» **CHALLENGE**: Skip the pictures and quote all of the lines exactly.

Code that draws figures:
* * * * *
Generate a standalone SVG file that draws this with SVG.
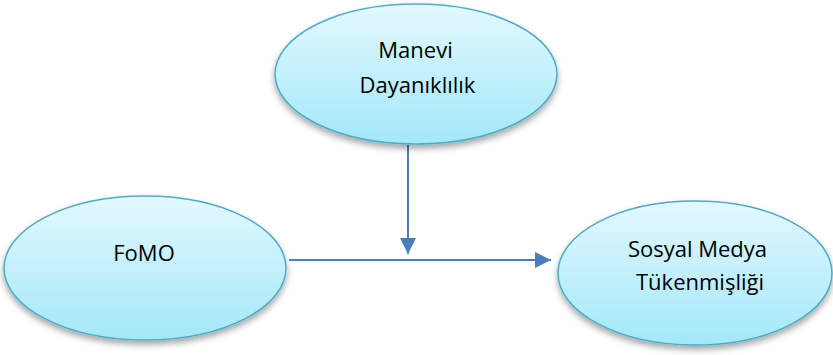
<svg xmlns="http://www.w3.org/2000/svg" width="833" height="355" viewBox="0 0 833 355">
<style>
.node ellipse{fill:url(#g);stroke:#4bacc6;stroke-width:1.5;filter:url(#sh)}
.node text{font-family:"Open Sans","Liberation Sans",sans-serif;font-size:22px;fill:#000;text-anchor:middle}
.conn line{stroke:#4a7ebb;stroke-width:2;fill:none}
</style>
<defs>
<linearGradient id="g" x1="0" y1="0" x2="0" y2="1">
<stop offset="0" stop-color="#e3f8fe"/>
<stop offset="1" stop-color="#a3e8f9"/>
</linearGradient>
<filter id="sh" x="-20%" y="-20%" width="140%" height="150%">
<feDropShadow dx="0" dy="4" stdDeviation="3" flood-color="#000" flood-opacity="0.35"/>
</filter>
<marker id="ah" markerWidth="8" markerHeight="8" viewBox="0 0 8 8" refX="8" refY="4" orient="auto" markerUnits="strokeWidth">
<path d="M0,0 L8,4 L0,8 Z" fill="#4a7ebb"/>
</marker>
</defs>
<g class="conn">
<line x1="289" y1="260" x2="551" y2="260" marker-end="url(#ah)"/>
<line x1="408" y1="145" x2="408" y2="254" marker-end="url(#ah)"/>
</g>
<g id="manevi" class="node">
<ellipse cx="416" cy="74" rx="141" ry="70"/>
<text x="415.5" y="58">Manevi</text>
<text x="417.5" y="93">Dayanıklılık</text>
</g>
<g id="fomo" class="node">
<ellipse cx="145" cy="268" rx="141" ry="72"/>
<text x="144" y="261">FoMO</text>
</g>
<g id="sosyal" class="node">
<ellipse cx="695" cy="273" rx="137" ry="72"/>
<text x="697.5" y="257">Sosyal Medya</text>
<text x="700" y="290">Tükenmişliği</text>
</g>
</svg>
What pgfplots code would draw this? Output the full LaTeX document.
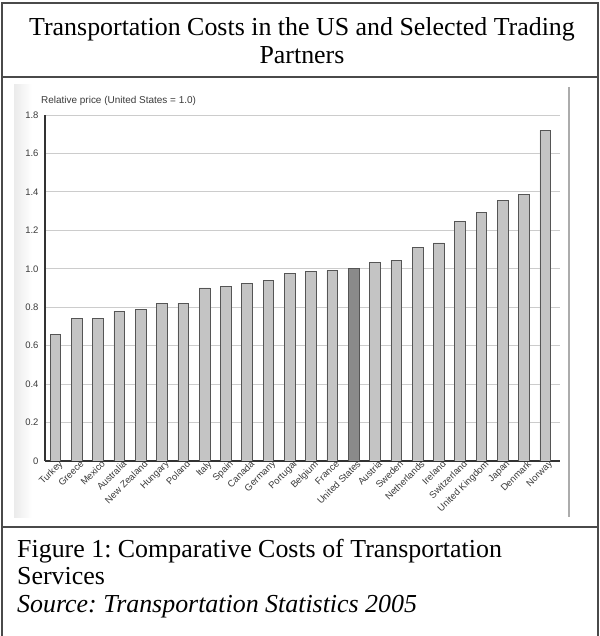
* * * * *
» **RESULT OF THIS EXERCISE**:
Generate a standalone SVG file that draws this with SVG.
<svg xmlns="http://www.w3.org/2000/svg" width="833" height="355" viewBox="0 0 833 355">
<style>
.node ellipse{fill:url(#g);stroke:#4bacc6;stroke-width:1.5;filter:url(#sh)}
.node text{font-family:"Open Sans","Liberation Sans",sans-serif;font-size:22px;fill:#000;text-anchor:middle}
.conn line{stroke:#4a7ebb;stroke-width:2;fill:none}
</style>
<defs>
<linearGradient id="g" x1="0" y1="0" x2="0" y2="1">
<stop offset="0" stop-color="#e3f8fe"/>
<stop offset="1" stop-color="#a3e8f9"/>
</linearGradient>
<filter id="sh" x="-20%" y="-20%" width="140%" height="150%">
<feDropShadow dx="0" dy="4" stdDeviation="3" flood-color="#000" flood-opacity="0.35"/>
</filter>
<marker id="ah" markerWidth="8" markerHeight="8" viewBox="0 0 8 8" refX="8" refY="4" orient="auto" markerUnits="strokeWidth">
<path d="M0,0 L8,4 L0,8 Z" fill="#4a7ebb"/>
</marker>
</defs>
<g class="conn">
<line x1="289" y1="260" x2="551" y2="260" marker-end="url(#ah)"/>
<line x1="408" y1="145" x2="408" y2="254" marker-end="url(#ah)"/>
</g>
<g id="manevi" class="node">
<ellipse cx="416" cy="74" rx="141" ry="70"/>
<text x="415.5" y="58">Manevi</text>
<text x="417.5" y="93">Dayanıklılık</text>
</g>
<g id="fomo" class="node">
<ellipse cx="145" cy="268" rx="141" ry="72"/>
<text x="144" y="261">FoMO</text>
</g>
<g id="sosyal" class="node">
<ellipse cx="695" cy="273" rx="137" ry="72"/>
<text x="697.5" y="257">Sosyal Medya</text>
<text x="700" y="290">Tükenmişliği</text>
</g>
</svg>
What pgfplots code would draw this? Output the full LaTeX document.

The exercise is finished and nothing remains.